→ Material to process:
___

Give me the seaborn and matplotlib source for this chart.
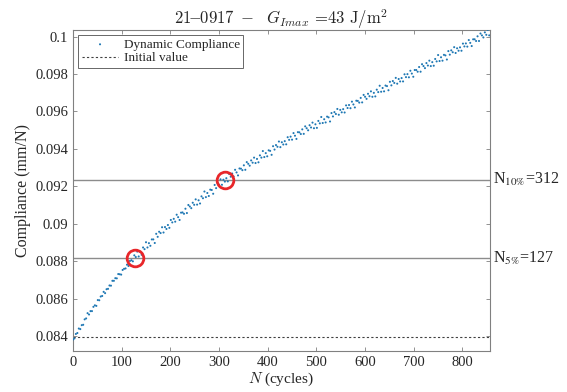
import numpy as np
import pandas as pd
import matplotlib
matplotlib.use("Agg")
import matplotlib.pyplot as plt
import seaborn as sns
from matplotlib.ticker import FuncFormatter, MultipleLocator

# dynamic compliance, read every 3 cycles, in 1e-5 mm/N
compliance_1e5 = [
    8381, 8387, 8411, 8416, 8440, 8437, 8458, 8460, 8489, 8494,
    8522, 8515, 8533, 8533, 8556, 8564, 8561, 8592, 8591, 8611,
    8614, 8636, 8629, 8650, 8652, 8670, 8669, 8695, 8695, 8709,
    8708, 8731, 8730, 8728, 8753, 8759, 8761, 8781, 8774, 8801,
    8805, 8799, 8831, 8822, 8851, 8825, 8849, 8834, 8873, 8864,
    8901, 8873, 8896, 8882, 8916, 8916, 8897, 8946, 8930, 8957,
    8950, 8981, 8953, 8982, 8972, 8993, 8978, 9020, 9007, 9026,
    9011, 9048, 9035, 9020, 9059, 9060, 9053, 9080, 9057, 9100,
    9092, 9083, 9112, 9101, 9130, 9102, 9125, 9108, 9146, 9136,
    9172, 9142, 9164, 9148, 9182, 9180, 9160, 9207, 9190, 9216,
    9208, 9237, 9208, 9235, 9225, 9243, 9226, 9265, 9251, 9268,
    9252, 9288, 9274, 9258, 9295, 9294, 9286, 9312, 9288, 9329,
    9320, 9310, 9338, 9326, 9353, 9324, 9346, 9328, 9365, 9353,
    9388, 9356, 9377, 9360, 9392, 9389, 9368, 9414, 9396, 9420,
    9411, 9439, 9409, 9435, 9423, 9441, 9424, 9462, 9448, 9465,
    9449, 9484, 9470, 9453, 9489, 9488, 9479, 9504, 9480, 9520,
    9510, 9499, 9526, 9514, 9540, 9510, 9531, 9512, 9549, 9536,
    9570, 9538, 9558, 9541, 9572, 9568, 9546, 9591, 9573, 9596,
    9586, 9613, 9582, 9608, 9595, 9612, 9594, 9632, 9618, 9634,
    9617, 9652, 9637, 9621, 9657, 9656, 9647, 9672, 9648, 9688,
    9678, 9667, 9694, 9681, 9707, 9678, 9699, 9680, 9716, 9703,
    9737, 9705, 9725, 9707, 9738, 9735, 9713, 9758, 9739, 9762,
    9752, 9779, 9748, 9773, 9760, 9778, 9760, 9798, 9783, 9799,
    9782, 9817, 9802, 9785, 9821, 9821, 9812, 9837, 9812, 9852,
    9842, 9831, 9858, 9845, 9871, 9842, 9863, 9844, 9880, 9867,
    9901, 9869, 9889, 9871, 9902, 9899, 9877, 9922, 9903, 9926,
    9916, 9943, 9912, 9937, 9924, 9942, 9924, 9962, 9947, 9963,
    9946, 9981, 9966, 9949, 9985, 9985, 9976, 10001, 9976, 10016,
    10006, 9995, 10022, 10009, 10035, 10006,
]
cycles = np.arange(0, 3 * len(compliance_1e5), 3)

initial_value = 0.08395
n_marks = [127, 312]
c_marks = [0.08815, 0.09235]
mark_labels = [r"N$_{5\%}$=127", r"N$_{10\%}$=312"]

df = pd.DataFrame({"N": cycles, "C": np.array(compliance_1e5) * 1e-5})

sns.set_style("ticks")
plt.rcParams["font.family"] = ["Liberation Serif", "DejaVu Serif"]
plt.rcParams["mathtext.fontset"] = "cm"

fig = plt.figure(figsize=(5.67, 3.92), dpi=100)
ax = fig.add_axes([0.1287, 0.1046, 0.735, 0.819])

sns.scatterplot(data=df, x="N", y="C", ax=ax, s=2.2, color="#1f78b4",
                edgecolor="none", label="Dynamic Compliance", zorder=3)
ax.axhline(initial_value, color="#404040", ls=(0, (2, 2)), lw=0.8,
           label="Initial value")
for c in c_marks:
    ax.axhline(c, color="#8c8c8c", lw=1.0, zorder=2)
ax.plot(n_marks, c_marks, "o", ms=12, mfc="none", mec="#e8262a", mew=2,
        zorder=4)

for c, lab in zip(c_marks, mark_labels):
    ax.text(1.008, c, lab, transform=ax.get_yaxis_transform(), fontsize=11.5,
            va="center", ha="left", color="#262626", math_fontfamily="stix")

ax.set_xlim(0, 856)
ax.set_ylim(0.0832, 0.10035)
ax.xaxis.set_major_locator(MultipleLocator(100))
ax.yaxis.set_major_locator(MultipleLocator(0.002))
ax.yaxis.set_major_formatter(FuncFormatter(lambda v, p: f"{v:g}"))
ax.tick_params(direction="in", top=True, right=True, length=3,
               labelsize=10.5, colors="#262626", width=0.6)
ax.tick_params(axis="both", color="#808080")
for sp in ax.spines.values():
    sp.set_color("#808080")
    sp.set_linewidth(0.8)

ax.set_xlabel(r"$N$ (cycles)", fontsize=11, labelpad=1, color="#262626")
ax.set_ylabel("Compliance (mm/N)", fontsize=11.5, labelpad=3, color="#262626")
ax.set_title(r"$\mathrm{21\!\!-\!\!0917}\ -\ \ G_{Imax}\,=\!43\ \mathrm{J/m^2}$",
             fontsize=12, pad=4, color="#262626")

leg = ax.legend(loc="upper left", fontsize=9.5, frameon=True, fancybox=False,
                borderpad=0.25, handlelength=2.8, handletextpad=0.4,
                labelspacing=0.1, markerscale=1.0, borderaxespad=0.4)
leg.get_frame().set_edgecolor("#404040")
leg.get_frame().set_linewidth(0.7)

fig.savefig("out.png", dpi=100)
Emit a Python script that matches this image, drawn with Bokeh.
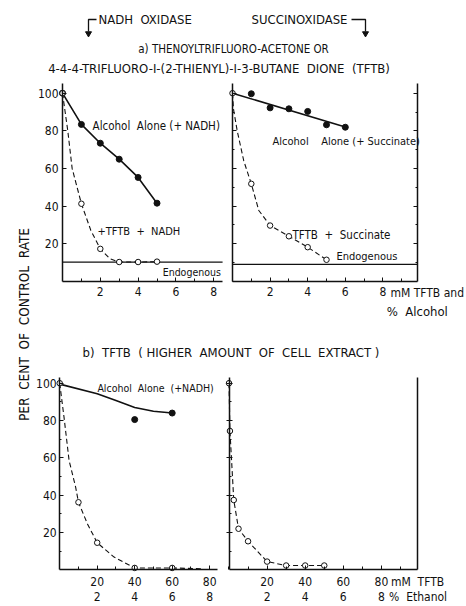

___

→ Written request:
Everything from the first line to the line with "from matplotlib.ticker import" must be repeated exactly, and nothing else. Leave the pictures out.

→ Right answer:
Give me the seaborn and matplotlib source for this chart.
import numpy as np
import pandas as pd
import matplotlib
matplotlib.use("Agg")
import matplotlib.pyplot as plt
import seaborn as sns
from matplotlib.ticker import FuncFormatter, MultipleLocator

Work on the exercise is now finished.